• DIRECTIVE:
Leaving the pictures out, print the lines from the first line of the listing through the line containing "from matplotlib.patches import FancyBboxPatch", exactly as they read, and no others.

-- Start of DATA SEGMENT --

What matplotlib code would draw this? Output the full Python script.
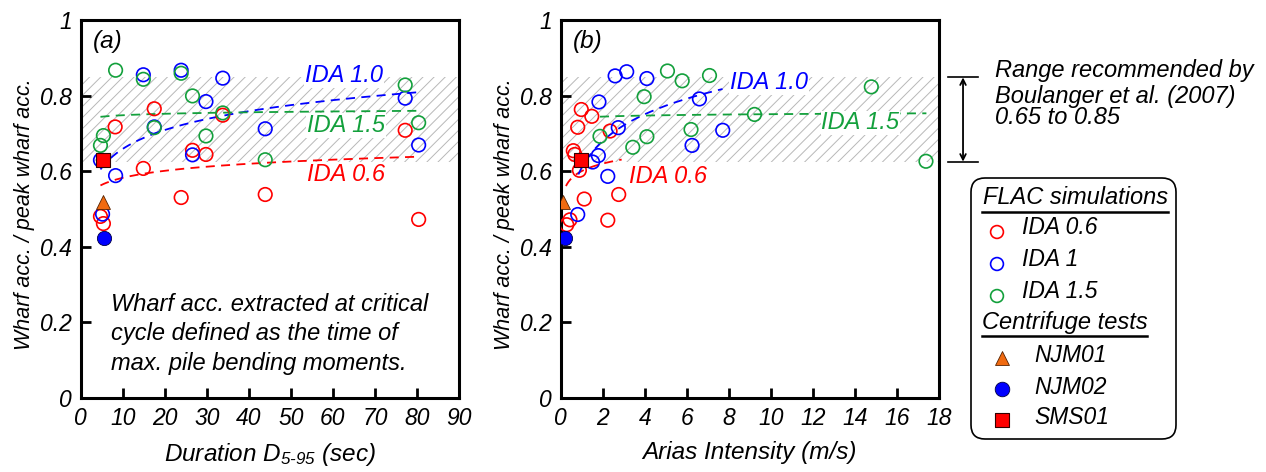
import numpy as np
import matplotlib
matplotlib.use("Agg")
import matplotlib.pyplot as plt
from matplotlib.patches import FancyBboxPatch

plt.rcParams['font.family'] = ['Liberation Sans', 'DejaVu Sans']
plt.rcParams['font.style'] = 'italic'
plt.rcParams['mathtext.fontset'] = 'custom'
plt.rcParams['mathtext.rm'] = 'Liberation Sans:italic'
plt.rcParams['mathtext.it'] = 'Liberation Sans:italic'
plt.rcParams['mathtext.default'] = 'it'
plt.rcParams['hatch.linewidth'] = 0.7
plt.rcParams['hatch.color'] = '#b8b8b8'

RED = '#ff0000'
BLUE = '#0000ff'
GREEN = '#13a03c'
ORANGE = '#f06a10'

# ---- Duration D5-95 (sec) vs wharf acc. ratio, FLAC simulations ----
dur_ida06 = [8.2, 17.5, 26.6, 29.8, 33.8, 14.9, 23.9, 43.9, 77.2, 80.4, 4.7, 5.4]
acc_dur_ida06 = [0.717, 0.765, 0.655, 0.644, 0.748, 0.607, 0.530, 0.538, 0.708, 0.472, 0.480, 0.461]
dur_ida10 = [14.9, 23.9, 33.8, 29.8, 17.5, 43.9, 77.2, 80.4, 26.6, 8.3, 4.7, 5.2]
acc_dur_ida10 = [0.855, 0.867, 0.846, 0.784, 0.717, 0.712, 0.793, 0.669, 0.643, 0.588, 0.629, 0.486]
dur_ida15 = [8.3, 14.9, 23.9, 26.6, 17.5, 33.8, 29.8, 43.9, 77.2, 80.4, 5.4, 4.7]
acc_dur_ida15 = [0.867, 0.843, 0.859, 0.799, 0.715, 0.754, 0.693, 0.630, 0.828, 0.728, 0.694, 0.668]

# ---- Arias intensity (m/s) vs wharf acc. ratio, FLAC simulations ----
ia_ida06 = [0.98, 1.48, 0.81, 2.35, 0.60, 0.67, 0.89, 1.12, 2.76, 2.24, 0.44, 0.29]
acc_ia_ida06 = [0.763, 0.745, 0.716, 0.706, 0.654, 0.644, 0.602, 0.526, 0.538, 0.470, 0.471, 0.458]
ia_ida10 = [2.59, 3.14, 4.10, 1.82, 6.60, 7.71, 2.74, 6.25, 1.79, 1.52, 2.24, 0.81]
acc_ia_ida10 = [0.852, 0.863, 0.845, 0.783, 0.791, 0.708, 0.715, 0.668, 0.641, 0.624, 0.586, 0.485]
ia_ida15 = [5.08, 5.78, 7.08, 3.97, 14.78, 9.22, 1.87, 4.10, 6.20, 3.43, 17.38]
acc_ia_ida15 = [0.865, 0.839, 0.853, 0.797, 0.823, 0.750, 0.692, 0.691, 0.710, 0.663, 0.626]

# ---- Centrifuge tests (NJM01, NJM02, SMS01) ----
cent_acc = [0.518, 0.424, 0.630]
cent_dur = [5.2, 5.6, 5.4]
cent_ia = [0.12, 0.22, 0.95]

# Logarithmic trend lines: y = a + b*ln(x), drawn between x_start and x_end
trend_dur = {'IDA 0.6': (0.5205, 0.0268, 4.7, 80.4),
             'IDA 1.0': (0.493, 0.072, 4.7, 80.4),
             'IDA 1.5': (0.735, 0.0056, 4.7, 80.4)}
trend_ia = {'IDA 0.6': (0.600, 0.0286, 0.25, 2.9),
            'IDA 1.0': (0.609, 0.102, 0.84, 7.7),
            'IDA 1.5': (0.7415, 0.004, 1.87, 17.4)}

# Recommended range band (Boulanger et al. 2007)
band_low, band_high = 0.625, 0.848

W, H = 1266, 472
fig = plt.figure(figsize=(W / 100, H / 100), dpi=100)
ax_a = fig.add_axes([80.7 / W, 1 - 397.7 / H, 378.3 / W, 377.7 / H])
ax_b = fig.add_axes([560.7 / W, 1 - 397.7 / H, 378.3 / W, 377.7 / H])

dash = (0, (5, 3.5))
circ = dict(s=95, facecolors='none', linewidths=1.2, zorder=4)


def style_axes(ax, xmax, xstep, xlabel, tag):
    ax.set_xlim(0, xmax)
    ax.set_ylim(0, 1)
    ax.set_xticks(np.arange(0, xmax + xstep / 2, xstep))
    ax.set_yticks([0, 0.2, 0.4, 0.6, 0.8, 1.0])
    ax.set_yticklabels(['0', '0.2', '0.4', '0.6', '0.8', '1'])
    ax.tick_params(direction='in', length=7, width=2, labelsize=16.5, pad=6.5)
    for sp in ax.spines.values():
        sp.set_linewidth(2.2)
    ax.set_xlabel(xlabel, fontsize=17.5)
    ax.xaxis.set_label_coords(0.5, -0.115)
    ax.set_ylabel('Wharf acc. / peak wharf acc.', fontsize=15.5)
    ax.yaxis.set_label_coords(-0.122, 0.485)
    ax.axhspan(band_low, band_high, facecolor='none', hatch='///', linewidth=0, zorder=0)
    ax.text(0.033, 0.942, tag, transform=ax.transAxes, fontsize=17.5, va='center')


def draw_trends(ax, trends, labels):
    colors = {'IDA 0.6': RED, 'IDA 1.0': BLUE, 'IDA 1.5': GREEN}
    for key, (a, b, x0, x1) in trends.items():
        x = np.linspace(x0, x1, 200)
        ax.plot(x, a + b * np.log(x), ls=dash, lw=1.3, color=colors[key], zorder=2)
    for key, (lx, ly) in labels.items():
        ax.text(lx, ly, key, color=colors[key], fontsize=17, va='center', zorder=3,
                bbox=dict(facecolor='white', edgecolor='none', pad=0.5))


def draw_centrifuge(ax, xs):
    ax.scatter(xs[0], cent_acc[0], marker='^', s=100, color=ORANGE, edgecolors='#552200', linewidths=0.6, zorder=5)
    ax.scatter(xs[1], cent_acc[1], marker='o', s=105, color=BLUE, edgecolors='#000044', linewidths=0.6, zorder=5)
    ax.scatter(xs[2], cent_acc[2], marker='s', s=100, color=RED, edgecolors='#330000', linewidths=0.8, zorder=6)


# (a) duration
style_axes(ax_a, 90, 10, r'Duration D$_{5\text{-}95}$ (sec)', '(a)')
draw_trends(ax_a, trend_dur, {'IDA 1.0': (53.4, 0.853), 'IDA 1.5': (53.8, 0.721), 'IDA 0.6': (53.8, 0.591)})
ax_a.scatter(dur_ida06, acc_dur_ida06, edgecolors=RED, **circ)
ax_a.scatter(dur_ida10, acc_dur_ida10, edgecolors=BLUE, **circ)
ax_a.scatter(dur_ida15, acc_dur_ida15, edgecolors=GREEN, **circ)
draw_centrifuge(ax_a, cent_dur)
ax_a.text(0.079, 0.169, 'Wharf acc. extracted at critical\ncycle defined as the time of\nmax. pile bending moments.',
          transform=ax_a.transAxes, fontsize=17, va='center', linespacing=1.35)

# (b) Arias intensity
style_axes(ax_b, 18, 2, 'Arias Intensity (m/s)', '(b)')
draw_trends(ax_b, trend_ia, {'IDA 1.0': (8.05, 0.835), 'IDA 1.5': (12.4, 0.728), 'IDA 0.6': (3.25, 0.586)})
ax_b.scatter(ia_ida06, acc_ia_ida06, edgecolors=RED, **circ)
ax_b.scatter(ia_ida10, acc_ia_ida10, edgecolors=BLUE, **circ)
ax_b.scatter(ia_ida15, acc_ia_ida15, edgecolors=GREEN, **circ)
draw_centrifuge(ax_b, cent_ia)

# Range bracket right of panel (b)
tr = ax_b.get_yaxis_transform()
for yv in (band_low, band_high):
    ax_b.plot([1.024, 1.103], [yv, yv], color='black', lw=1.2, transform=tr, clip_on=False)
ax_b.annotate('', xy=(1.0635, band_high), xytext=(1.0635, band_low), xycoords=tr, textcoords=tr,
              arrowprops=dict(arrowstyle='<->', lw=1.3, color='black', shrinkA=0, shrinkB=0))

# Overlay in pixel coordinates for the note and the legend box
ov = fig.add_axes([0, 0, 1, 1])
ov.set_xlim(0, W)
ov.set_ylim(H, 0)
ov.axis('off')
ov.text(995, 70, 'Range recommended by', fontsize=17, va='center')
ov.text(995, 97, 'Boulanger et al. (2007)', fontsize=17, va='center')
ov.text(995, 118, '0.65 to 0.85', fontsize=17, va='center')

ov.add_patch(FancyBboxPatch((971, 178), 205, 261, boxstyle='round,pad=0,rounding_size=14',
                            facecolor='white', edgecolor='black', lw=1.2))
ov.text(983, 198, 'FLAC simulations', fontsize=17, va='center')
ov.plot([982, 1168], [212, 212], color='black', lw=1.8)
for yy, name, col in [(228, 'IDA 0.6', RED), (260, 'IDA 1', BLUE), (292, 'IDA 1.5', GREEN)]:
    ov.scatter(997, yy + 4, s=85, facecolors='none', edgecolors=col, linewidths=1.2)
    ov.text(1022, yy, name, fontsize=16.5, va='center')
ov.text(982, 323, 'Centrifuge tests', fontsize=17, va='center')
ov.plot([982, 1147], [336, 336], color='black', lw=1.8)
ov.scatter(1002, 358, marker='^', s=100, color=ORANGE, edgecolors='#552200', linewidths=0.6)
ov.scatter(1002, 389, marker='o', s=110, color=BLUE, edgecolors='#000044', linewidths=0.6)
ov.scatter(1002, 420, marker='s', s=100, color=RED, edgecolors='#330000', linewidths=0.8)
for yy, name in [(355, 'NJM01'), (387, 'NJM02'), (418, 'SMS01')]:
    ov.text(1034, yy, name, fontsize=16.5, va='center')

fig.savefig('out.png', dpi=100)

-- End of DATA SEGMENT --

• SOLUTION TO THE PROBLEM:
What matplotlib code would draw this? Output the full Python script.
import numpy as np
import matplotlib
matplotlib.use("Agg")
import matplotlib.pyplot as plt
from matplotlib.patches import FancyBboxPatch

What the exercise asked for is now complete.